Use a timer and a physical reset: allow a 5-second reaction, then exhale, drop your shoulders, loosen your hands, and immediately move to the next-shot question: “What’s the smartest next shot?”
What’s the fastest way to relax my body during a round?
Start with grip pressure (4–5/10 on full swings) and tie your takeaway to a gentle exhale. Your hands and breath are the quickest levers to calm your whole system.
Why does my swing fall apart when I’m frustrated?
Frustration tightens your jaw, forearms, and shoulders and speeds up your tempo. That combination disrupts face control and strike — which is why you may suddenly hit pulls, hooks, and thin shots.
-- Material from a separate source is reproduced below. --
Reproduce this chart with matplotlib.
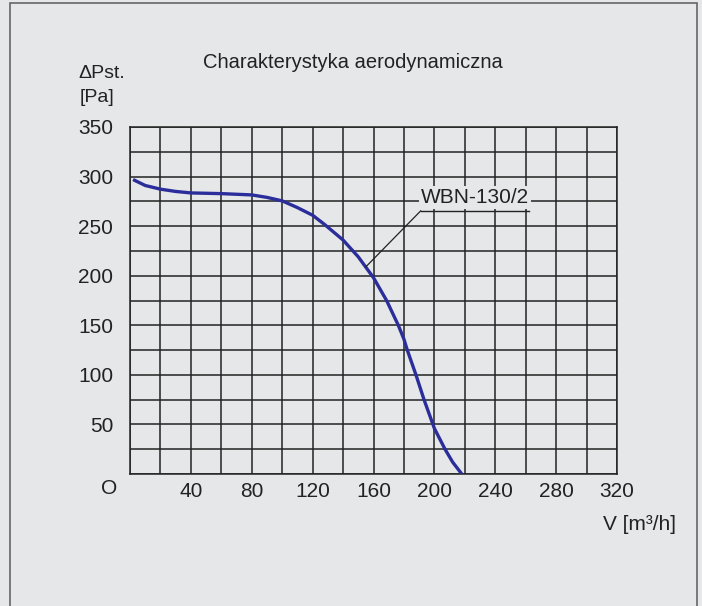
import numpy as np
import matplotlib.pyplot as plt
from matplotlib.patches import Rectangle

plt.rcParams['font.family'] = ['Liberation Sans', 'DejaVu Sans']

# curve
flow = [2, 10, 20, 30, 40, 60, 80, 90, 100, 110, 120, 128, 140, 150, 160, 168.6, 176.3, 180,
        182.2, 187.9, 193.2, 200, 207, 212, 218]
pressure = [297, 291, 287.3, 285, 283.5, 282.8, 281.5, 279, 275.5, 268.7, 261, 251.5, 236, 219, 198,
            175, 150, 136, 125, 100, 75, 46, 25, 12, 0]

x_ticks = list(range(0, 321, 20))
x_labels = ["" if (v == 0 or v % 40) else str(v) for v in x_ticks]
y_ticks = list(range(0, 351, 25))
y_labels = ["" if (v == 0 or v % 50) else str(v) for v in y_ticks]

bg = "#e6e7e9"
grid_c = "#222222"

fig = plt.figure(figsize=(7.02, 6.06), dpi=100)
fig.patch.set_facecolor(bg)
fig.patches.append(Rectangle((10 / 702, -0.1), 687 / 702, 1.1 - 3 / 606, transform=fig.transFigure,
                             facecolor="none", edgecolor="#666666", linewidth=1.2))

ax = fig.add_axes([130 / 702, 1 - 474 / 606, 487 / 702, 347 / 606])
ax.set_facecolor(bg)
ax.set_xlim(0, 320)
ax.set_ylim(0, 350)
ax.set_xticks(x_ticks)
ax.set_xticklabels(x_labels, fontsize=15, color="#222222")
ax.set_yticks(y_ticks)
ax.set_yticklabels(y_labels, fontsize=15, color="#222222")
ax.tick_params(length=0)
ax.tick_params(axis="x", pad=6)
ax.tick_params(axis="y", pad=12)
ax.grid(True, color=grid_c, linewidth=1.1)
for s in ax.spines.values():
    s.set_color(grid_c)
    s.set_linewidth(1.1)

ax.plot(flow, pressure, color="#2b2e9a", linewidth=2.4, solid_joinstyle="round",
        solid_capstyle="butt", zorder=3)

# curve label
ax.plot([191, 262], [265.4, 265.4], color="#222222", linewidth=1.0, zorder=4)
ax.plot([191, 155], [265.4, 209], color="#222222", linewidth=0.9, zorder=4)
ax.text(226.5, 279, "WBN-130/2", fontsize=15, color="#222222", ha="center", va="center", zorder=5,
        bbox=dict(facecolor=bg, edgecolor="none", pad=1.5))

fig.text(109 / 702, 1 - 488 / 606, "O", fontsize=15, color="#222222", ha="center", va="center")
fig.text(353 / 702, 1 - 63 / 606, "Charakterystyka aerodynamiczna", fontsize=14.5, color="#222222",
         ha="center", va="center")
fig.text(78 / 702, 1 - 74 / 606, "ΔPst.", fontsize=14, color="#222222", ha="left", va="center")
fig.text(80 / 702, 1 - 98 / 606, "[Pa]", fontsize=14, color="#222222", ha="left", va="center")
fig.text(676 / 702, 1 - 524 / 606, "V [m³/h]", fontsize=15, color="#222222", ha="right", va="center")

fig.savefig("out.png", dpi=100, facecolor=bg)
Is a strict pre-shot routine really necessary?
Yes — not because it’s “tradition,” but because it creates clarity, commitment, and tempo. Indecision creates tension, and tension reduces performance.
What should I focus on when I feel pressure?
Focus on one thing: a clear target and smooth tempo. Keep your thoughts single-channel and commit to the shot you own today.
Conclusion
Your score is not just a reflection of your swing — it’s a reflection of your state.
A clear head leads to smart choices. A relaxed body produces consistent contact. Together, they create the kind of round where golf feels easier — not because it is easy, but because you stopped making it harder than it needs to be.
Next time you hit a poor shot, don’t ask “What’s wrong with my swing?” first. Ask:
- “Am I calm enough to make a smart choice?”
- “Is my body relaxed enough to execute it?”
If the answer is no, reset — then play.
Because the golfer who can return to calm the fastest is usually the golfer who scores the best over 18 holes.